Client/server

Ahhh, client/server.  One of the most widely used and yet misunderstood sayings in the industry.

Riddle me this Batman: a client can be a server and a server can act as a client. Clients can connect to servers, but servers do not connect to clients. So, which is which and what are you using?

The problem is thinking in terms of "email".  There is no "email" protocol.  There is no client or server software called "email" with proprietary file types, and no "email" port that all email is sent on.  "Email"  is just a string of bits that's stored on computers, and a set of protocols to transmit these bits from one computer to another.

What's confusing  people is that "email client" software simply acts as a client for all three main protocols, POP3, IMAP and SMTP.  An email server could very easily have email client software installed on it, and act both as the server that the locally installed "client" software connects to and as the client that's downloading the email or sending email "out" to the locally installed server.

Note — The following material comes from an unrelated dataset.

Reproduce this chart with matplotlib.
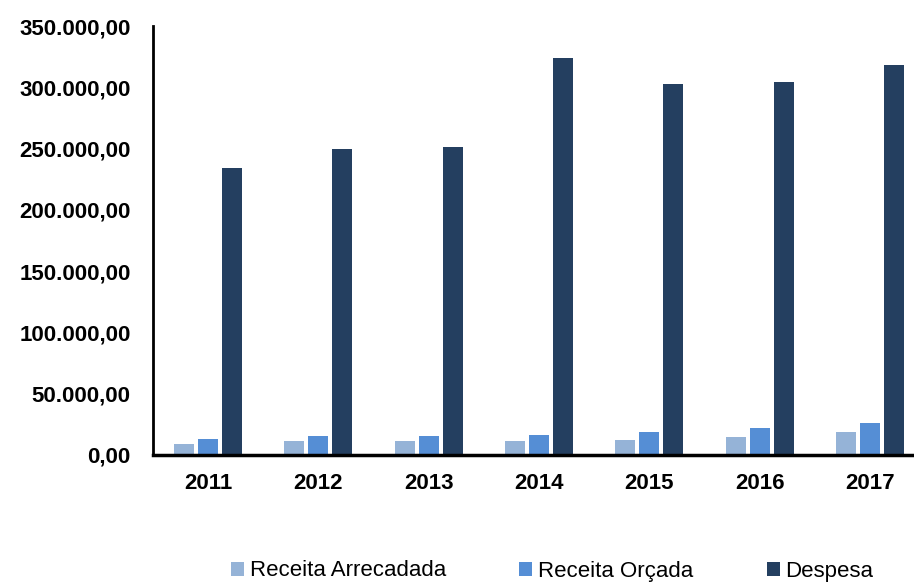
import matplotlib
matplotlib.use("Agg")
import matplotlib.pyplot as plt
import numpy as np
from matplotlib.ticker import FuncFormatter

years = ["2011", "2012", "2013", "2014", "2015", "2016", "2017"]
receita_arrecadada = [9000, 11500, 11500, 11500, 12300, 14700, 18800]
receita_orcada = [13000, 15500, 15500, 16500, 18800, 22000, 26000]
despesa = [234000, 249500, 251000, 324000, 302500, 304000, 318500]

series = [("Receita Arrecadada", receita_arrecadada, "#95B3D7"),
          ("Receita Orçada", receita_orcada, "#558ED5"),
          ("Despesa", despesa, "#243F60")]

plt.rcParams['font.family'] = ['Liberation Sans', 'DejaVu Sans']

fig = plt.figure(figsize=(9.14, 5.83), dpi=100)
left, right, top, bottom = 153, 925, 26, 455
ax = fig.add_axes([left/914, 1-bottom/583, (right-left)/914, (bottom-top)/583])

x = np.arange(len(years))
w = 0.181
step = 0.2176
for i, (name, vals, col) in enumerate(series):
    ax.bar(x + (i - 1) * step, vals, width=w, color=col, label=name, zorder=2)

ax.set_xlim(-0.5, len(years) - 0.5)
ax.set_ylim(0, 350000)
ax.set_yticks(np.arange(0, 350001, 50000))

def fmt(v, pos):
    s = f"{int(v):,}".replace(",", ".")
    return s + ",00"
ax.yaxis.set_major_formatter(FuncFormatter(fmt))
ax.set_xticks(x)
ax.set_xticklabels(years)

for s in ["top", "right"]:
    ax.spines[s].set_visible(False)
ax.spines["left"].set_linewidth(2)
ax.spines["bottom"].set_linewidth(2.5)
ax.tick_params(axis="both", length=0, labelsize=16)
ax.tick_params(axis="y", pad=16)
ax.tick_params(axis="x", pad=13)
for lab in ax.get_xticklabels() + ax.get_yticklabels():
    lab.set_fontweight("bold")

fig.legend(loc="center", bbox_to_anchor=(0.604, 1-571/583), ncol=3, frameon=False,
           fontsize=16, handlelength=0.6, handleheight=0.6, handletextpad=0.25,
           columnspacing=3.3, borderaxespad=0, borderpad=0)

fig.savefig("out.png", dpi=100)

To illustrate this further, in SMTP, RFC 2821 describes SMTP relaying like this:

"If (a SMTP server) accepts the task (of relaying a message), it then becomes an SMTP client, establishes a transmission channel to the next SMTP server specified in the DNS... and sends it the mail.  "

So, explicitly in the RFCs, it states that a SMTP server can act in a client "role".

Roles in POP3 and IMAP are the more commonly accepted tasks where the clients connect to the server to download the data into their local cache.


On to an object lesson.  Think about this:

You have a SMTP server that does not store any email.  It acts as a SMTP relay, and sends all the email to another server (the "Destination-MTA").  You could install client software on it to connect to the Destination-MTA via POP3 and download all the data that had already passed through it via SMTP.  Users then connect to it via IMAP to view their email.

This server then completes the following roles:

Server (when the sending server sent the email to it via SMTP to be relayed)
Client (when it transmitted the email via SMTP to the Destination-MTA)
Client (when it downloaded the data via POP3 from the Destination-MTA
Server (when users connected to it via IMAP)

Although confusing (and horribly inefficient), stop here and think about this scenario for a moment.  This would work and might even exist in some bizarro environment somewhere.

In summary,  clients and servers really are role based terms based on what part of the delivery process they play and in which protocol they are communicating.  In SMTP the client has the data, it connects to the server and then sends it to the server.  In POP3/IMAP, the server has the data, the client connects to it and then downloads the data.